The military wants to add the hoverbike, which offer functionality similar to helicopters, to their arsenal as a new class of “Tactical Reconnaissance Vehicle.”
The first version of the hoverbike was built by Chris Malloy of New Zealand, the founder of Malloy Aeronautics, who formed the company after the U.S. military expressed interest in the design.
In order to fund the construction of a full-scale hoverbike prototype, the company launched what proved to be a successful fundraising campaign on Kickstarter back in 2014, which raised over $124,000 through the sale of 1/3-scale model hoverbike drones, CBC reported.

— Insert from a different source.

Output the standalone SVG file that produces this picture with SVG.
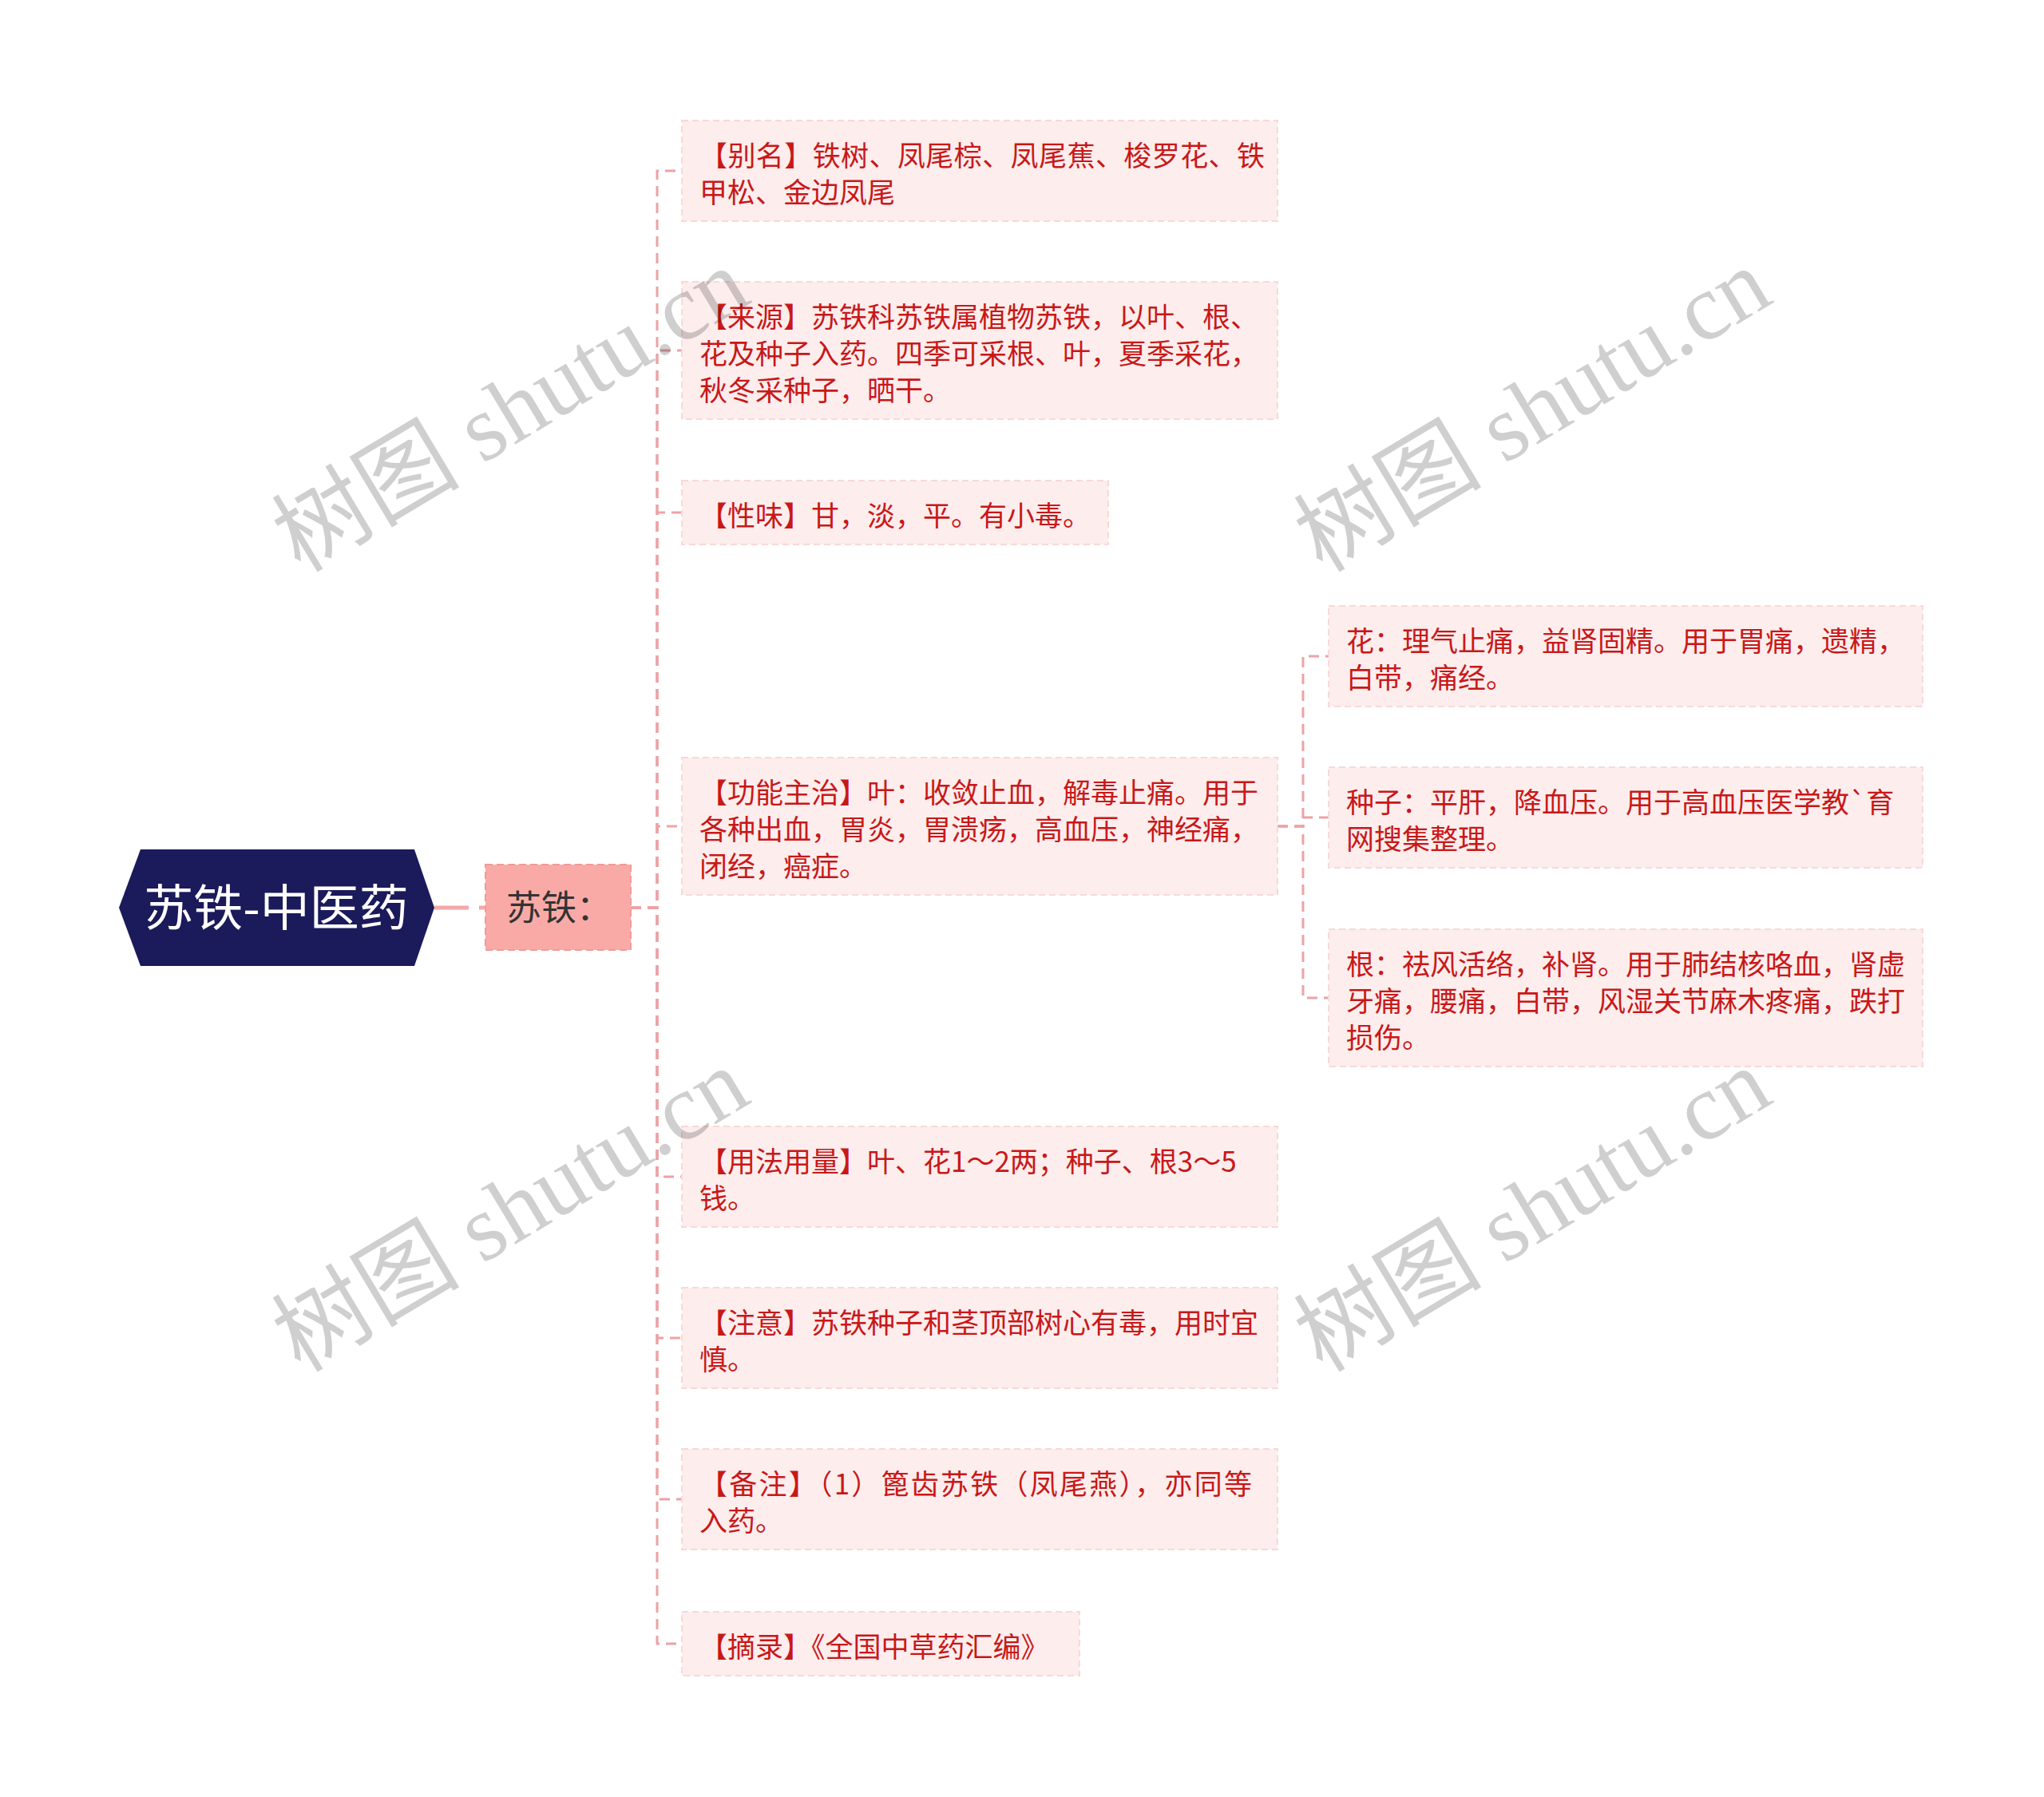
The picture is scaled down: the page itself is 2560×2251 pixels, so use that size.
<svg xmlns="http://www.w3.org/2000/svg" width="2560" height="2251" viewBox="0 0 2560 2251">
<style>
.leaf{fill:#fdeded;stroke:#f8d9d9;stroke-width:2;stroke-dasharray:8 5}
.t{font-family:"Noto Sans CJK SC","Microsoft YaHei",sans-serif;font-size:35px;fill:#c81818}
.conn{fill:none;stroke:#eca3a6;stroke-width:3;stroke-dasharray:13 8}
.wm{font-family:"Liberation Serif","Noto Sans CJK SC",serif;font-size:118px;fill:#000;fill-opacity:0.19}
</style>
<rect width="2560" height="2251" fill="#ffffff"/>
<g id="connectors">
<line x1="544" y1="1137" x2="608" y2="1137" stroke="#f4a8a8" stroke-width="5" stroke-dasharray="43 13"/>
<path class="conn" d="M790,1137 H823 V214 H854"/>
<path class="conn" d="M790,1137 H823 V439 H854"/>
<path class="conn" d="M790,1137 H823 V642 H854"/>
<path class="conn" d="M790,1137 H823 V1035 H854"/>
<path class="conn" d="M790,1137 H823 V1474 H854"/>
<path class="conn" d="M790,1137 H823 V1676 H854"/>
<path class="conn" d="M790,1137 H823 V1878 H854"/>
<path class="conn" d="M790,1137 H823 V2059 H854"/>
<path class="conn" d="M1600,1035 H1632 V822 H1664"/>
<path class="conn" d="M1600,1035 H1632 V1024 H1664"/>
<path class="conn" d="M1600,1035 H1632 V1250 H1664"/>
</g>
<g id="root">
<polygon points="149,1137 176,1064 519,1064 544,1137 519,1210 176,1210" fill="#1b1a5a"/>
<text x="346" y="1160" text-anchor="middle" font-family="Noto Sans CJK SC, Microsoft YaHei, sans-serif" font-size="62" fill="#ffffff">苏铁-中医药</text>
</g>
<g id="n-sutie">
<rect x="608" y="1083" width="182" height="107" fill="#f9aaa7" stroke="#f29a97" stroke-width="2" stroke-dasharray="9 5"/>
<text x="634" y="1153" font-family="Noto Sans CJK SC, Microsoft YaHei, sans-serif" font-size="44" fill="#333333">苏铁：</text>
</g>
<g id="n-bieming">
<rect class="leaf" x="854" y="151" width="746" height="126"/>
<text class="t" x="876" y="208" textLength="708" lengthAdjust="spacing">【别名】铁树、凤尾棕、凤尾蕉、梭罗花、铁</text>
<text class="t" x="876" y="254">甲松、金边凤尾</text>
</g>
<g id="n-laiyuan">
<rect class="leaf" x="854" y="353" width="746" height="172"/>
<text class="t" x="876" y="410">【来源】苏铁科苏铁属植物苏铁，以叶、根、</text>
<text class="t" x="876" y="456">花及种子入药。四季可采根、叶，夏季采花，</text>
<text class="t" x="876" y="502">秋冬采种子，晒干。</text>
</g>
<g id="n-xingwei">
<rect class="leaf" x="854" y="602" width="534" height="80"/>
<text class="t" x="876" y="659">【性味】甘，淡，平。有小毒。</text>
</g>
<g id="n-gongneng">
<rect class="leaf" x="854" y="949" width="746" height="172"/>
<text class="t" x="876" y="1006">【功能主治】叶：收敛止血，解毒止痛。用于</text>
<text class="t" x="876" y="1052">各种出血，胃炎，胃溃疡，高血压，神经痛，</text>
<text class="t" x="876" y="1098">闭经，癌症。</text>
</g>
<g id="n-hua">
<rect class="leaf" x="1664" y="759" width="744" height="126"/>
<text class="t" x="1686" y="816">花：理气止痛，益肾固精。用于胃痛，遗精，</text>
<text class="t" x="1686" y="862">白带，痛经。</text>
</g>
<g id="n-zhongzi">
<rect class="leaf" x="1664" y="961" width="744" height="126"/>
<text class="t" x="1686" y="1018">种子：平肝，降血压。用于高血压医学教`育</text>
<text class="t" x="1686" y="1064">网搜集整理。</text>
</g>
<g id="n-gen">
<rect class="leaf" x="1664" y="1164" width="744" height="172"/>
<text class="t" x="1686" y="1221">根：祛风活络，补肾。用于肺结核咯血，肾虚</text>
<text class="t" x="1686" y="1267">牙痛，腰痛，白带，风湿关节麻木疼痛，跌打</text>
<text class="t" x="1686" y="1313">损伤。</text>
</g>
<g id="n-yongfa">
<rect class="leaf" x="854" y="1411" width="746" height="126"/>
<text class="t" x="876" y="1468">【用法用量】叶、花1～2两；种子、根3～5</text>
<text class="t" x="876" y="1514">钱。</text>
</g>
<g id="n-zhuyi">
<rect class="leaf" x="854" y="1613" width="746" height="126"/>
<text class="t" x="876" y="1670">【注意】苏铁种子和茎顶部树心有毒，用时宜</text>
<text class="t" x="876" y="1716">慎。</text>
</g>
<g id="n-beizhu">
<rect class="leaf" x="854" y="1815" width="746" height="126"/>
<text class="t" x="876" y="1872" textLength="692" lengthAdjust="spacing">【备注】（1）篦齿苏铁（凤尾燕），亦同等</text>
<text class="t" x="876" y="1918">入药。</text>
</g>
<g id="n-zhailu">
<rect class="leaf" x="854" y="2019" width="498" height="80"/>
<text class="t" x="876" y="2076">【摘录】《全国中草药汇编》</text>
</g>
<g id="watermarks">
<text class="wm" text-anchor="middle" transform="translate(660,548) rotate(-31)">树图 shutu.cn</text>
<text class="wm" text-anchor="middle" transform="translate(1940,548) rotate(-31)">树图 shutu.cn</text>
<text class="wm" text-anchor="middle" transform="translate(660,1550) rotate(-31)">树图 shutu.cn</text>
<text class="wm" text-anchor="middle" transform="translate(1940,1550) rotate(-31)">树图 shutu.cn</text>
</g>
</svg>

Maryland Lt. Governor Boyd Rutherford, along with Maryland-based defense firm SURVICE Engineering and U.K.-based aeronautical engineering firm Malloy Aeronautics, announced the strategic alliance which aims to research and develop a hoverbike for the U.S. Army Research Laboratory. He was quoted in a press release as having said he’s “pleased to join with SURVICE Engineering and Malloy Aeronautics to announce their partnership on the Hoverbike, which represents a new frontier in aviation.”
I am pleased to join with SURVICE Engineering and Malloy Aeronautics to announce their partnership on the Hoverbike, which represents a new frontier in aviation (…) We are also very excited to welcome Malloy and look forward to working with them to grow their operations in Maryland.
As for what exactly the military wants the hoverbike for, SURVICE employee Mark Butkiewicz claims the defense department wants it the technology “because it can support multiple roles,” BBC reported.
It can transport troops over difficult terrain and when it’s not used in that purpose it can also be used to transport logistics, supplies, and it can operate in both a manned and unmanned asset.
A spokesman from Malloy Aeronautics was quoted by Fox News as having said that the technology is “well suited to a lot of non-military and commercial uses, such as emergency services, agricultural use, search and rescue and moving cargo around.”